La raison pour laquelle aucune suite n’a été donnée à cette intervention d’un ergonome sur le poste de travail de l’assurée importe peu. Néanmoins, l’explication de la société sur ce point est convaincante. De fait, il convient de relever qu’à cette date l’assurée était en arrêt de travail depuis le 1er juillet 2010 et n’a jamais repris le travail ensuite jusqu’à son licenciement en 2017. Un aménagement immédiat du poste était sans objet. De plus, il est faux de prétendre que la société n’a donné aucune suite à la demande du SAMETH puisque la demande d’étude ergonomique de cet organisme, qui avait été saisi le 1er septembre 2010 par la MDPH, elle-même sollicitée par l’assurée afin d’étudier les possibilités de la maintenir dans l’entreprise, a été formée le 7 octobre 2010, et la société y a répondu favorablement le 11 octobre 2010 (pièce n° 26 de la société). L’ensemble de cette procédure d’étude de poste est en tout état de cause postérieure à l’arrêt de travail qui n’a cessé qu’avec le licenciement de l’intéressée en 2017, et même antérieure à la date de déclaration de la maladie professionnelle au titre de l’épaule droite et ne concernait, de toute évidence, que les deux pathologies des mains droite et gauche, de sorte que cette procédure d’étude ergonomique ne peut pas établir une information de la société sur la pathologie de l’épaule droite et dont elle n’aurait pas tenue compte en maintenant sa salariée à un poste de travail l’exposant à un risque après octobre 2010.
Il ne ressort d’aucune des 18 fiches de visites établies par le médecin du travail entre le 1er mars 1993 et le 11 juin 2009 la moindre réserve ou recommandation, chaque fiche indiquant « Apte » (pièces n° 24 de la société).

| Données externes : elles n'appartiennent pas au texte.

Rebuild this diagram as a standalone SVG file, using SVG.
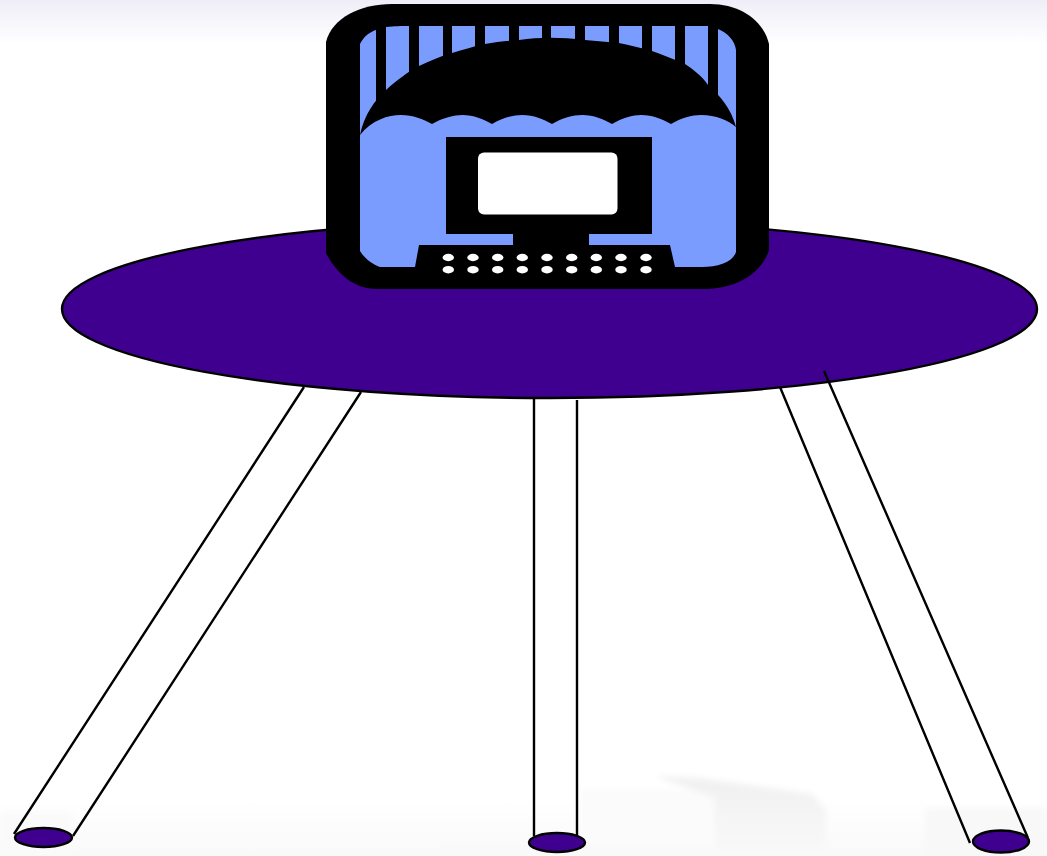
<svg xmlns="http://www.w3.org/2000/svg" width="1047" height="856" viewBox="0 0 1047 856">
<style>
.leg{stroke:#000;stroke-width:2.400;fill:none}
.disc{fill:#3f0090;stroke:#000;stroke-width:2.400}
.blk{fill:#000}
.blue{fill:#7b9cff}
.dot{fill:#fff}
</style>
<defs>
<linearGradient id="top" x1="0" y1="0" x2="0" y2="1"><stop offset="0" stop-color="#efeef8"/><stop offset="1" stop-color="#fff"/></linearGradient>
<linearGradient id="bot" x1="0" y1="0" x2="0" y2="1"><stop offset="0" stop-color="#fff"/><stop offset="1" stop-color="#f9f9f9"/></linearGradient>
<linearGradient id="bld" x1="0" y1="0" x2="0" y2="1"><stop offset="0" stop-color="#f0f0f0"/><stop offset="1" stop-color="#f9f9f9"/></linearGradient>
<filter id="soft" x="-10%" y="-10%" width="120%" height="120%"><feGaussianBlur stdDeviation="3"/></filter>
</defs>
<g id="background">
<rect width="1047" height="856" fill="#fff"/>
<rect width="1047" height="44" fill="url(#top)"/>
<rect y="800" width="1047" height="56" fill="url(#bot)"/>
<g filter="url(#soft)">
<rect x="580" y="790" width="135" height="66" fill="#fbfbfb"/>
<path d="M655 776L700 778L812 794L826 810L826 856L715 856L715 798Z" fill="url(#bld)"/>
<rect x="442" y="845" width="270" height="11" fill="#f9f9f9"/>
<rect x="925" y="808" width="122" height="48" fill="#f8f8f8"/>
<rect x="0" y="812" width="72" height="44" fill="#fafafa"/>
</g>
</g>
<g id="table"><ellipse class="disc" cx="549.5" cy="309" rx="487.5" ry="89"/></g>
<g id="connectors">
<path class="leg" d="M304 387L14 834M361 392L73 836"/>
<path class="leg" d="M534 398L534 836M577 400L577 836"/>
<path class="leg" d="M780 387L970 843M824 371L1028 838"/>
</g>
<g id="foot-left"><ellipse class="disc" cx="43.5" cy="837.5" rx="28.5" ry="9.5"/></g>
<g id="foot-middle"><ellipse class="disc" cx="557" cy="842.5" rx="28" ry="9.5"/></g>
<g id="foot-right"><ellipse class="disc" cx="1001" cy="841.5" rx="28" ry="11"/></g>
<g id="computer">
<path class="blk" d="M326 42C332 18 360 4 392 4L710 4C742 4 764 22 769 44L769 250C762 272 738 289 703 289L377 289C354 289 337 274 326 253Z"/>
<path class="blue" d="M360 44C364 36 370 32 376 30L386 27C395 26 400 26 409 26L718 26L718 29C728 33 735 41 736 50L736 252C733 262 718 267 702 267L380 267C372 264 364 258 360 251Z"/>
<g class="blk">
<rect x="376" y="20" width="10" height="90"/>
<rect x="409" y="20" width="10" height="60"/>
<rect x="443" y="20" width="9" height="45"/>
<rect x="475" y="20" width="10" height="35"/>
<rect x="509" y="20" width="10" height="30"/>
<rect x="542" y="20" width="9" height="25"/>
<rect x="575" y="20" width="10" height="30"/>
<rect x="609" y="20" width="10" height="30"/>
<rect x="642" y="20" width="10" height="35"/>
<rect x="675" y="20" width="10" height="50"/>
<rect x="708" y="20" width="10" height="80"/>
</g>
<path class="blk" d="M360 135C364 115 375 100 386 90C398 79 408 72 419 66C430 61 441 56 452 53C463 50 474 46 485 44C496 42 508 41 519 40C540 37 560 37 585 40C596 41 608 42 619 43C630 45 641 48 652 51C663 55 674 59 685 64C694 70 702 76 708 85C720 96 731 108 736 127L736 135L360 140Z"/>
<path class="blue" d="M360 135C372 120 388 115 401 115C413 115 423 119 432 124C442 118 455 115 462 115C474 115 483 119 492 124C502 118 513 115 522 115C534 115 543 119 552 124C562 118 573 115 582 115C594 115 603 119 612 124C622 118 633 115 641 115C653 115 662 119 671 124C681 118 692 115 701 115C716 115 728 120 736 127L736 150L360 150Z"/>
<rect class="blk" x="446" y="137" width="206" height="97"/>
<rect class="dot" x="478" y="152.500" width="139.500" height="62" rx="6"/>
<path class="blk" d="M513 234H589V245H670L675 267L690 289H400L415 267L419 245H513Z"/>
<g class="dot">
<ellipse cx="448.300" cy="257.500" rx="5.700" ry="3.700"/><ellipse cx="473" cy="257.500" rx="5.700" ry="3.700"/><ellipse cx="497.700" cy="257.500" rx="5.700" ry="3.700"/><ellipse cx="522.300" cy="257.500" rx="5.700" ry="3.700"/><ellipse cx="547" cy="257.500" rx="5.700" ry="3.700"/><ellipse cx="571.700" cy="257.500" rx="5.700" ry="3.700"/><ellipse cx="596.300" cy="257.500" rx="5.700" ry="3.700"/><ellipse cx="621" cy="257.500" rx="5.700" ry="3.700"/><ellipse cx="646" cy="257.500" rx="5.700" ry="3.700"/>
<ellipse cx="448.300" cy="269.700" rx="5.700" ry="3.700"/><ellipse cx="473" cy="269.700" rx="5.700" ry="3.700"/><ellipse cx="497.700" cy="269.700" rx="5.700" ry="3.700"/><ellipse cx="522.300" cy="269.700" rx="5.700" ry="3.700"/><ellipse cx="547" cy="269.700" rx="5.700" ry="3.700"/><ellipse cx="571.700" cy="269.700" rx="5.700" ry="3.700"/><ellipse cx="596.300" cy="269.700" rx="5.700" ry="3.700"/><ellipse cx="621" cy="269.700" rx="5.700" ry="3.700"/><ellipse cx="646" cy="269.700" rx="5.700" ry="3.700"/>
</g>
</g>
</svg>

Enfin, la lettre du médecin du travail à la société dont se prévaut l’assurée n’est pas susceptible de rapporter la preuve d’une conscience nécessaire du danger par l’employeur avant le 1er juillet 2010 dès lors qu’elle a été rédigée le 25 octobre 2014 (pièce n° 9 de l’assurée).
Il ressort de l’ensemble de ces éléments de fait que la société ne connaissait que les deux pathologies touchant les mains de sa salariée avant le 1er juillet 2010 et n’avait jamais été alertée sur l’existence d’un risque pour l’épaule droite de cette dernière du fait d’une machine non-conforme ou défectueuse.
Plus particulièrement, il ne résulte pas des productions l’existence d’un signalement qui aurait été fait à la société préalablement à la constatation médicale de la maladie, même au 1er juillet 2010, par la victime elle-même, le SAMETH, le médecin du travail ou tout autre salarié de l’entreprise.
Dans ces conditions, l’assurée ne prouve pas au cas d’espèce le manquement à l’obligation de sécurité par la société qu’elle articule, ni l’existence d’un risque à l’occasion de l’exercice des fonctions qu’elle assurait, participant à l’apparition de la maladie, dont la société aurait eu connaissance ou dû avoir conscience. Elle n’établit donc pas un quelconque manquement de son employeur à son obligation de sécurité participant à l’apparition de sa maladie.
L’assurée sera en conséquence déboutée de sa demande en reconnaissance de la faute inexcusable de l’employeur à l’origine de sa maladie professionnelle constatée médicalement le 1er juillet 2010 et de ses demandes subséquentes.
Il n’apparaît pas inéquitable de laisser à la société la charge des frais irrépétibles qu’elle a exposés dans le cadre de ce litige.
L’assurée, qui succombe en son appel, sera condamnée aux dépens.
PAR CES MOTIFS
LA COUR,
RAPPELLE que le jugement déféré a été annulé ;
Statuant à nouveau,
DÉBOUTE [W] [N] de l’ensemble de ses demandes ;
DÉBOUTE [W] [N] de sa demande formée au titre de l’article 700 du code de procédure civile ;
DÉBOUTE la S.A.S. [7] de sa demande formée au titre de l’article 700 du code de procédure civile ;
CONDAMNE [W] [N] aux dépens d’appel.